BEGIN
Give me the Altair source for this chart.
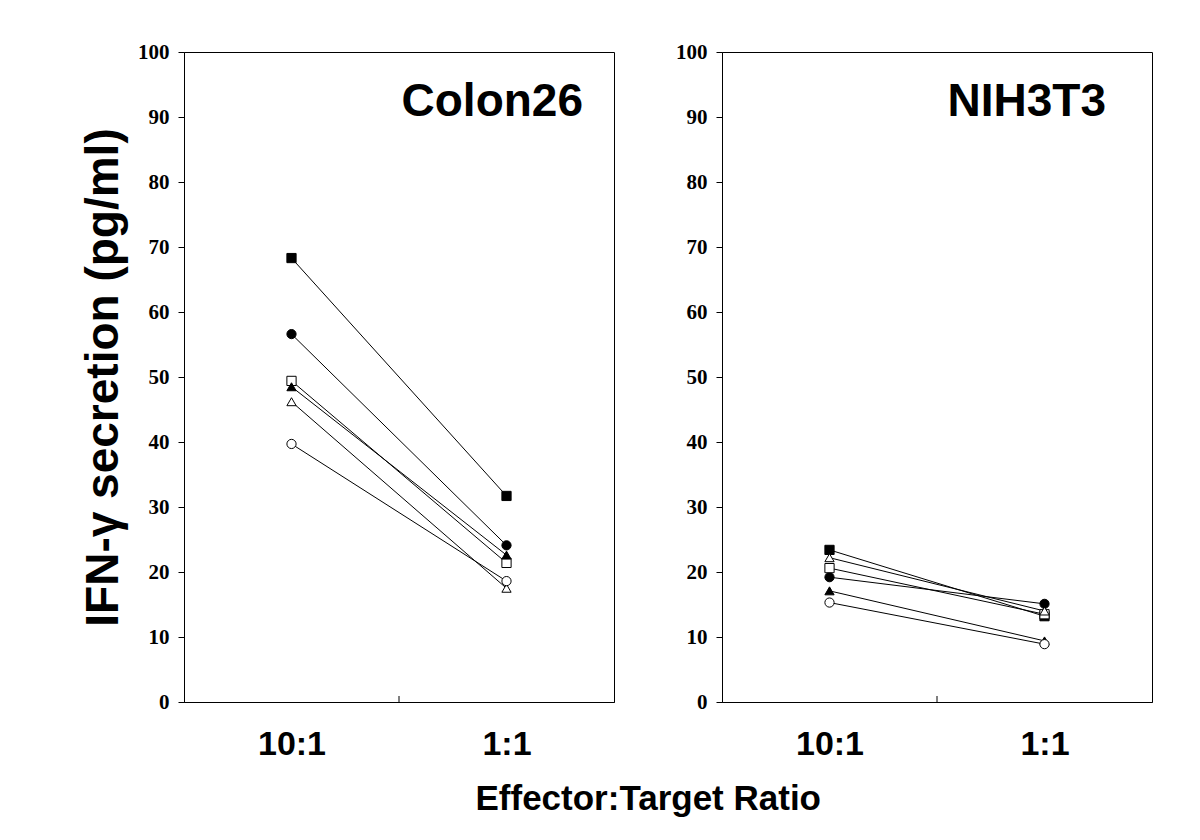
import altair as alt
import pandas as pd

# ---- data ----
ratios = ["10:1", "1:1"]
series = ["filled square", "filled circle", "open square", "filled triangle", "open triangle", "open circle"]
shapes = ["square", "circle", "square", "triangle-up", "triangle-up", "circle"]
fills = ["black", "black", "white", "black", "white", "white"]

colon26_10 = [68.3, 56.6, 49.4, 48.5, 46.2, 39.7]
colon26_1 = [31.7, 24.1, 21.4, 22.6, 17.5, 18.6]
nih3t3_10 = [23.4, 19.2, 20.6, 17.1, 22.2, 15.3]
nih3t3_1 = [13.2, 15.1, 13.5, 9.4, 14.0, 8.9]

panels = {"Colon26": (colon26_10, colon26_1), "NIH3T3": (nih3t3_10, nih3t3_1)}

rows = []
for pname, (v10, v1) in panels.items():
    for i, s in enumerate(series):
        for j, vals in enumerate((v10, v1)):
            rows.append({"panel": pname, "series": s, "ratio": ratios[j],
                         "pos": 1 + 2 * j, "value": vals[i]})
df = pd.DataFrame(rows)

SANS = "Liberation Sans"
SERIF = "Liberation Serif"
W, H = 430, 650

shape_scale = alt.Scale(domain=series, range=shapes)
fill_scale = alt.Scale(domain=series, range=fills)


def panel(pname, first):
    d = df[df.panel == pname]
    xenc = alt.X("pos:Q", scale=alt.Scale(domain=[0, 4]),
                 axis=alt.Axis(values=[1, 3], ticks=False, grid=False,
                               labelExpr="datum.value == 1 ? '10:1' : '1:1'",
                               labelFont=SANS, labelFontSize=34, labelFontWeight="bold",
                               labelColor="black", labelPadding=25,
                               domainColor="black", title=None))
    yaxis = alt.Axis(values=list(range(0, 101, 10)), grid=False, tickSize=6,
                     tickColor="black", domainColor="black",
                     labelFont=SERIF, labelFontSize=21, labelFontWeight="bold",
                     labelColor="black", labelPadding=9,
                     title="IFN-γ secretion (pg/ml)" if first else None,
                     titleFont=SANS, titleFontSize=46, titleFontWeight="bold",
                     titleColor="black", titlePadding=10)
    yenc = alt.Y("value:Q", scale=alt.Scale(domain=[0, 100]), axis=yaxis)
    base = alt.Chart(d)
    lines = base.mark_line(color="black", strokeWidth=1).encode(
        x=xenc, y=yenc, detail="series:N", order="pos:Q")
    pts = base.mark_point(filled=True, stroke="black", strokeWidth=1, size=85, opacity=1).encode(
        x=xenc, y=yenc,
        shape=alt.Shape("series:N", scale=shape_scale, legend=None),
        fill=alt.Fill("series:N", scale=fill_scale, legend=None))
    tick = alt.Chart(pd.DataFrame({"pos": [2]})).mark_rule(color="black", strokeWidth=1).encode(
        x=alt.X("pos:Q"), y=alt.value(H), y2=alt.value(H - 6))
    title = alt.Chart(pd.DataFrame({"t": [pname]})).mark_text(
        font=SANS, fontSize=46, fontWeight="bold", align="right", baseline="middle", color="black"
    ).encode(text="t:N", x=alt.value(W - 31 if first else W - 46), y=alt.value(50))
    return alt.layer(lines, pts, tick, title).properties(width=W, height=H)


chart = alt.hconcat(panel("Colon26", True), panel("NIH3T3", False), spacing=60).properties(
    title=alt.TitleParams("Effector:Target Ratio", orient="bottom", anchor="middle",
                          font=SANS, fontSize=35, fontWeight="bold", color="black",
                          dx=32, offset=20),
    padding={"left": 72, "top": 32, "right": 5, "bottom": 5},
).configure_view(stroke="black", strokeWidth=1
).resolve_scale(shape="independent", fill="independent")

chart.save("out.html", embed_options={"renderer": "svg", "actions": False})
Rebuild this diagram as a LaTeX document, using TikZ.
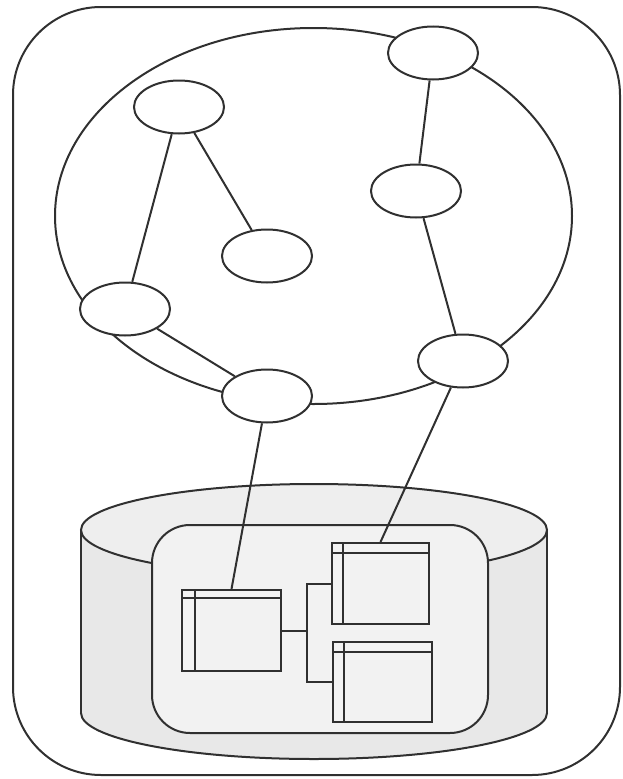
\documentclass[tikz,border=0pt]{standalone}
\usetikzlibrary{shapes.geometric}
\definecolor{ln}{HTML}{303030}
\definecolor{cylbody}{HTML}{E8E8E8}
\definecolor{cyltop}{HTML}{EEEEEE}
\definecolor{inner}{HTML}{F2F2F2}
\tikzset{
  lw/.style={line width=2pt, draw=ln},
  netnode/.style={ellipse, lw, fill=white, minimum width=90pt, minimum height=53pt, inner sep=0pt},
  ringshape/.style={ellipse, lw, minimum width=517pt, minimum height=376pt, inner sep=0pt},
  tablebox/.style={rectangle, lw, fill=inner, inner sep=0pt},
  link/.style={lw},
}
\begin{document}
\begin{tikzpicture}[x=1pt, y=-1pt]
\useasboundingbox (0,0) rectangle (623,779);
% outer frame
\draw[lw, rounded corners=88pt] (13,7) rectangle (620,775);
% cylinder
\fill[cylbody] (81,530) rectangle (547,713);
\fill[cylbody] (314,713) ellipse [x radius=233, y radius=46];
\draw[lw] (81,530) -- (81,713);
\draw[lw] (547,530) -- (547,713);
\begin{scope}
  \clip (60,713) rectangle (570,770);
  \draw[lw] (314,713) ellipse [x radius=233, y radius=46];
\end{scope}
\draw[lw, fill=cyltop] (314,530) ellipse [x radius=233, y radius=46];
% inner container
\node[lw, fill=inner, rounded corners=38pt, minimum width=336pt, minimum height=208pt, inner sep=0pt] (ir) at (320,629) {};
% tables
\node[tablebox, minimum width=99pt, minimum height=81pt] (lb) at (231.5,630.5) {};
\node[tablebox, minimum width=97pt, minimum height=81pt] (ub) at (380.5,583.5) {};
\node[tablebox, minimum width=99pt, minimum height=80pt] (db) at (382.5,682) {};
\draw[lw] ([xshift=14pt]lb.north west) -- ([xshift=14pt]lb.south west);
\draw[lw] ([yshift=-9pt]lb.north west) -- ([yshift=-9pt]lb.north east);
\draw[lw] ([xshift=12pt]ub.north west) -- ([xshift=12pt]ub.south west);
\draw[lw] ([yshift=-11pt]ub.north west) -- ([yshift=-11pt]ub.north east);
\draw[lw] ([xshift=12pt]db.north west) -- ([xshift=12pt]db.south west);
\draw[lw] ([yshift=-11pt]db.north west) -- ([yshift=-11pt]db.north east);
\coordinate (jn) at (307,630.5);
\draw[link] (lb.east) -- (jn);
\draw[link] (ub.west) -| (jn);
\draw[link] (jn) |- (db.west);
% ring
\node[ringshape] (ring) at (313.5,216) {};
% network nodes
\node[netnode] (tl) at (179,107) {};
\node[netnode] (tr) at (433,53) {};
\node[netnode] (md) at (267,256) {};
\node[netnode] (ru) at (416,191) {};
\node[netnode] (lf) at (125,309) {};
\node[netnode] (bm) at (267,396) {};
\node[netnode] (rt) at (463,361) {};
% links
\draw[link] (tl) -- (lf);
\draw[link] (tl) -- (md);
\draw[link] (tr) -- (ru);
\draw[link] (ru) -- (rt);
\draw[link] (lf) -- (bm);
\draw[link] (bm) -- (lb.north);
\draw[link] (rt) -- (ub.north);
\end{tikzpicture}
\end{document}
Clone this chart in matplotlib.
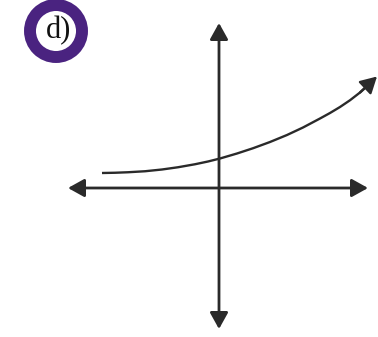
END
**YOUR TASK**: Pictures in the records must not appear in the copy; transcribe everything else precisely.

**FINISHED ANSWER**:
Give me the Altair source for this chart.
import altair as alt
import pandas as pd

# ---- data ----
ratios = ["10:1", "1:1"]
series = ["filled square", "filled circle", "open square", "filled triangle", "open triangle", "open circle"]
shapes = ["square", "circle", "square", "triangle-up", "triangle-up", "circle"]
fills = ["black", "black", "white", "black", "white", "white"]

colon26_10 = [68.3, 56.6, 49.4, 48.5, 46.2, 39.7]
colon26_1 = [31.7, 24.1, 21.4, 22.6, 17.5, 18.6]
nih3t3_10 = [23.4, 19.2, 20.6, 17.1, 22.2, 15.3]
nih3t3_1 = [13.2, 15.1, 13.5, 9.4, 14.0, 8.9]

panels = {"Colon26": (colon26_10, colon26_1), "NIH3T3": (nih3t3_10, nih3t3_1)}

rows = []
for pname, (v10, v1) in panels.items():
    for i, s in enumerate(series):
        for j, vals in enumerate((v10, v1)):
            rows.append({"panel": pname, "series": s, "ratio": ratios[j],
                         "pos": 1 + 2 * j, "value": vals[i]})
df = pd.DataFrame(rows)

SANS = "Liberation Sans"
SERIF = "Liberation Serif"
W, H = 430, 650

shape_scale = alt.Scale(domain=series, range=shapes)
fill_scale = alt.Scale(domain=series, range=fills)


def panel(pname, first):
    d = df[df.panel == pname]
    xenc = alt.X("pos:Q", scale=alt.Scale(domain=[0, 4]),
                 axis=alt.Axis(values=[1, 3], ticks=False, grid=False,
                               labelExpr="datum.value == 1 ? '10:1' : '1:1'",
                               labelFont=SANS, labelFontSize=34, labelFontWeight="bold",
                               labelColor="black", labelPadding=25,
                               domainColor="black", title=None))
    yaxis = alt.Axis(values=list(range(0, 101, 10)), grid=False, tickSize=6,
                     tickColor="black", domainColor="black",
                     labelFont=SERIF, labelFontSize=21, labelFontWeight="bold",
                     labelColor="black", labelPadding=9,
                     title="IFN-γ secretion (pg/ml)" if first else None,
                     titleFont=SANS, titleFontSize=46, titleFontWeight="bold",
                     titleColor="black", titlePadding=10)
    yenc = alt.Y("value:Q", scale=alt.Scale(domain=[0, 100]), axis=yaxis)
    base = alt.Chart(d)
    lines = base.mark_line(color="black", strokeWidth=1).encode(
        x=xenc, y=yenc, detail="series:N", order="pos:Q")
    pts = base.mark_point(filled=True, stroke="black", strokeWidth=1, size=85, opacity=1).encode(
        x=xenc, y=yenc,
        shape=alt.Shape("series:N", scale=shape_scale, legend=None),
        fill=alt.Fill("series:N", scale=fill_scale, legend=None))
    tick = alt.Chart(pd.DataFrame({"pos": [2]})).mark_rule(color="black", strokeWidth=1).encode(
        x=alt.X("pos:Q"), y=alt.value(H), y2=alt.value(H - 6))
    title = alt.Chart(pd.DataFrame({"t": [pname]})).mark_text(
        font=SANS, fontSize=46, fontWeight="bold", align="right", baseline="middle", color="black"
    ).encode(text="t:N", x=alt.value(W - 31 if first else W - 46), y=alt.value(50))
    return alt.layer(lines, pts, tick, title).properties(width=W, height=H)


chart = alt.hconcat(panel("Colon26", True), panel("NIH3T3", False), spacing=60).properties(
    title=alt.TitleParams("Effector:Target Ratio", orient="bottom", anchor="middle",
                          font=SANS, fontSize=35, fontWeight="bold", color="black",
                          dx=32, offset=20),
    padding={"left": 72, "top": 32, "right": 5, "bottom": 5},
).configure_view(stroke="black", strokeWidth=1
).resolve_scale(shape="independent", fill="independent")

chart.save("out.html", embed_options={"renderer": "svg", "actions": False})
Rebuild this diagram as a LaTeX document, using TikZ.
\documentclass[tikz,border=0pt]{standalone}
\usetikzlibrary{shapes.geometric}
\definecolor{ln}{HTML}{303030}
\definecolor{cylbody}{HTML}{E8E8E8}
\definecolor{cyltop}{HTML}{EEEEEE}
\definecolor{inner}{HTML}{F2F2F2}
\tikzset{
  lw/.style={line width=2pt, draw=ln},
  netnode/.style={ellipse, lw, fill=white, minimum width=90pt, minimum height=53pt, inner sep=0pt},
  ringshape/.style={ellipse, lw, minimum width=517pt, minimum height=376pt, inner sep=0pt},
  tablebox/.style={rectangle, lw, fill=inner, inner sep=0pt},
  link/.style={lw},
}
\begin{document}
\begin{tikzpicture}[x=1pt, y=-1pt]
\useasboundingbox (0,0) rectangle (623,779);
% outer frame
\draw[lw, rounded corners=88pt] (13,7) rectangle (620,775);
% cylinder
\fill[cylbody] (81,530) rectangle (547,713);
\fill[cylbody] (314,713) ellipse [x radius=233, y radius=46];
\draw[lw] (81,530) -- (81,713);
\draw[lw] (547,530) -- (547,713);
\begin{scope}
  \clip (60,713) rectangle (570,770);
  \draw[lw] (314,713) ellipse [x radius=233, y radius=46];
\end{scope}
\draw[lw, fill=cyltop] (314,530) ellipse [x radius=233, y radius=46];
% inner container
\node[lw, fill=inner, rounded corners=38pt, minimum width=336pt, minimum height=208pt, inner sep=0pt] (ir) at (320,629) {};
% tables
\node[tablebox, minimum width=99pt, minimum height=81pt] (lb) at (231.5,630.5) {};
\node[tablebox, minimum width=97pt, minimum height=81pt] (ub) at (380.5,583.5) {};
\node[tablebox, minimum width=99pt, minimum height=80pt] (db) at (382.5,682) {};
\draw[lw] ([xshift=14pt]lb.north west) -- ([xshift=14pt]lb.south west);
\draw[lw] ([yshift=-9pt]lb.north west) -- ([yshift=-9pt]lb.north east);
\draw[lw] ([xshift=12pt]ub.north west) -- ([xshift=12pt]ub.south west);
\draw[lw] ([yshift=-11pt]ub.north west) -- ([yshift=-11pt]ub.north east);
\draw[lw] ([xshift=12pt]db.north west) -- ([xshift=12pt]db.south west);
\draw[lw] ([yshift=-11pt]db.north west) -- ([yshift=-11pt]db.north east);
\coordinate (jn) at (307,630.5);
\draw[link] (lb.east) -- (jn);
\draw[link] (ub.west) -| (jn);
\draw[link] (jn) |- (db.west);
% ring
\node[ringshape] (ring) at (313.5,216) {};
% network nodes
\node[netnode] (tl) at (179,107) {};
\node[netnode] (tr) at (433,53) {};
\node[netnode] (md) at (267,256) {};
\node[netnode] (ru) at (416,191) {};
\node[netnode] (lf) at (125,309) {};
\node[netnode] (bm) at (267,396) {};
\node[netnode] (rt) at (463,361) {};
% links
\draw[link] (tl) -- (lf);
\draw[link] (tl) -- (md);
\draw[link] (tr) -- (ru);
\draw[link] (ru) -- (rt);
\draw[link] (lf) -- (bm);
\draw[link] (bm) -- (lb.north);
\draw[link] (rt) -- (ub.north);
\end{tikzpicture}
\end{document}
Clone this chart in matplotlib.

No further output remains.